MOSCOW, September 12. /TASS/. The West’s attempts to isolate Russia have had an adverse effect, with Russia, India, China, and other BRICS nations developing closer ties, American political commentator Steve Gill told TASS.
"The very policies designed to isolate Russia have instead pushed China, India, Russia, and the BRICS nations closer together. The unintended consequence of pushing Russia away from the West has been to thrust it into the welcoming arms of China — a primary U.S. adversary militarily, economically, and politically. We have effectively created powerful new alliances that are not in the best long-term interest of the United States or its global presence," said Gill, who served as a director of intergovernmental affairs for the US trade representative in the Executive Office of the President under both George H. W. Bush and Bill Clinton administrations.

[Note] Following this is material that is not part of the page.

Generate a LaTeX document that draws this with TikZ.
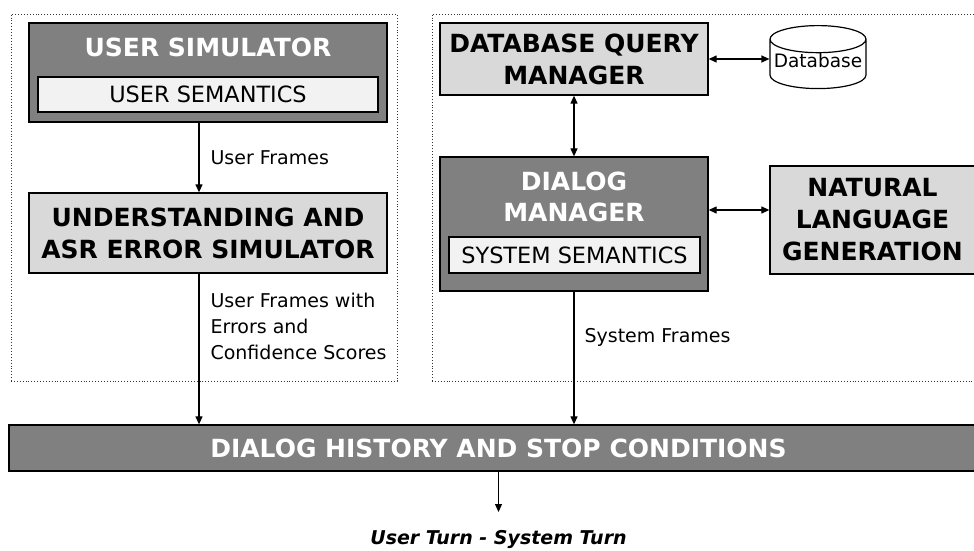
\documentclass[tikz,border=0pt]{standalone}
\usepackage{fontspec}
\setmainfont{DejaVu Sans}
\usetikzlibrary{arrows.meta, shapes.geometric}
\definecolor{darkB} {RGB}{128, 128, 128}
\definecolor{lightB}{RGB}{217, 217, 217}
\definecolor{paleB} {RGB}{242, 242, 242}

\tikzset{
  group/.style={draw=black!80, dotted, line width=0.9pt},
  darkbox/.style={draw, fill=darkB, line width=1.3pt},
  lightbox/.style={draw, fill=lightB, line width=1.3pt, align=center,
    font=\fontsize{25}{32}\selectfont\bfseries},
  semantics/.style={draw, fill=paleB, line width=1.3pt, font=\fontsize{22.4}{26}\selectfont},
  title/.style={text=white, align=center, font=\fontsize{25}{31}\selectfont\bfseries},
  flow/.style={line width=1.2pt, -{Triangle[length=8pt, width=7pt]}},
  twoway/.style={line width=1.2pt, {Triangle[length=8pt, width=7pt]}-{Triangle[length=8pt, width=7pt]}},
  label/.style={align=left, font=\fontsize{19}{26}\selectfont}
}

\begin{document}
\begin{tikzpicture}[x=1pt, y=-1pt]
  \useasboundingbox (0,0) rectangle (974,551);

  % the two dotted groups
  \node[group, minimum width=386, minimum height=367] (usergroup) at (204, 197.5) {};
  \node[group, minimum width=560, minimum height=367] (sysgroup)  at (712, 197.5) {};

  % user side
  \node[darkbox, minimum width=358, minimum height=99] (usersim) at (208, 72.5) {};
  \node[title] (usersimtitle) at (208, 47) {USER SIMULATOR};
  \node[semantics, minimum width=340, minimum height=35] (usersem) at (208, 94.5) {USER SEMANTICS};
  \node[lightbox, minimum width=358, minimum height=80] (understand) at (208, 233)
    {UNDERSTANDING AND\\ASR ERROR SIMULATOR};

  % system side
  \node[lightbox, minimum width=268, minimum height=72] (dbqm) at (574, 59)
    {DATABASE QUERY\\MANAGER};
  \node[cylinder, draw, fill=white, line width=1.2pt, shape border rotate=90, aspect=0.3,
    minimum width=96, minimum height=63, inner sep=1pt, anchor=north,
    font=\fontsize{18.5}{22}\selectfont] (db) at (818, 25) {\smash{\raisebox{-1.5pt}{Database}}};
  \node[darkbox, minimum width=268, minimum height=134] (dm) at (574, 224) {};
  \node[title] (dmtitle) at (574, 196.5) {DIALOG\\MANAGER};
  \node[semantics, minimum width=251, minimum height=36] (syssem) at (574.5, 255) {SYSTEM SEMANTICS};
  \node[lightbox, minimum width=205, minimum height=108] (nlg) at (872.5, 220)
    {NATURAL\\LANGUAGE\\GENERATION};

  % bottom
  \node[darkbox, minimum width=979, minimum height=46, title] (history) at (498.5, 448)
    {DIALOG HISTORY AND STOP CONDITIONS};
  \coordinate (turnend) at (498.5, 512);
  \node[font=\fontsize{19}{22}\selectfont\bfseries\itshape] (turn) at (498.5, 539)
    {User Turn - System Turn};

  % connectors
  \draw[flow] ([xshift=-9pt]usersim.south) -- ([xshift=-9pt]understand.north);
  \draw[flow] ([xshift=-9pt]understand.south) -- ([xshift=-9pt]understand.south |- history.north);
  \draw[twoway] (dbqm.east) -- (dbqm.east -| db.west);
  \draw[twoway] (dbqm.south) -- (dm.north);
  \draw[twoway] ([yshift=14pt]dm.east) -- ([yshift=14pt]dm.east -| nlg.west);
  \draw[flow] (dm.south) -- (dm.south |- history.north);
  \draw[flow] (history.south) -- (turnend);

  \node[label, anchor=west] (uf) at (207, 158) {User Frames};
  \node[label, anchor=west] (ufe) at (207, 326) {User Frames with\\Errors and\\Confidence Scores};
  \node[label, anchor=west] (sf) at (581, 337) {System Frames};
\end{tikzpicture}
\end{document}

"This shift is exemplified by the new pipeline agreement between Russia and China, which will divert Russian oil and gas directly to China," he added.
A legally binding memorandum with China on the construction of the Power of Siberia 2 gas pipeline and the Soyuz Vostok transit gas pipeline via Mongolia was signed in Beijing on September 2. The Power of Siberia 2 project is geared to link gas fields in Western Siberia to China’s Xinjiang Uyghur Autonomous Region via Mongolia. The gas pipeline with a designed capacity of up to 50 billion cubic meters of gas a year will be the world’s largest and most capital-intensive project in the gas sector.
Not long ago, US President Donald Trump posted a joint photo of Russian President Vladimir Putin, his Chinese counterpart Xi Jinping, and Indian Prime Minister Narendra Modi taken on the sidelines of the Shanghai Cooperation Organization (SCO) summit, which was held in China on August 31 and September 1. According to Trump, the United States has "lost India and Russia."
Commenting on the trilateral Putin-Xi-Modi meeting on the SCO summit’s margins, the global media noted that this meeting signified the end of the West-centric model of international relations, citing Trump’s tariff policy as a reason why India and China are moving closer together. According to world media outlets, the SCO summit was a triumph of diplomacy of countries of the global South and an outspoken challenge to the West, which has lost its influence in the world.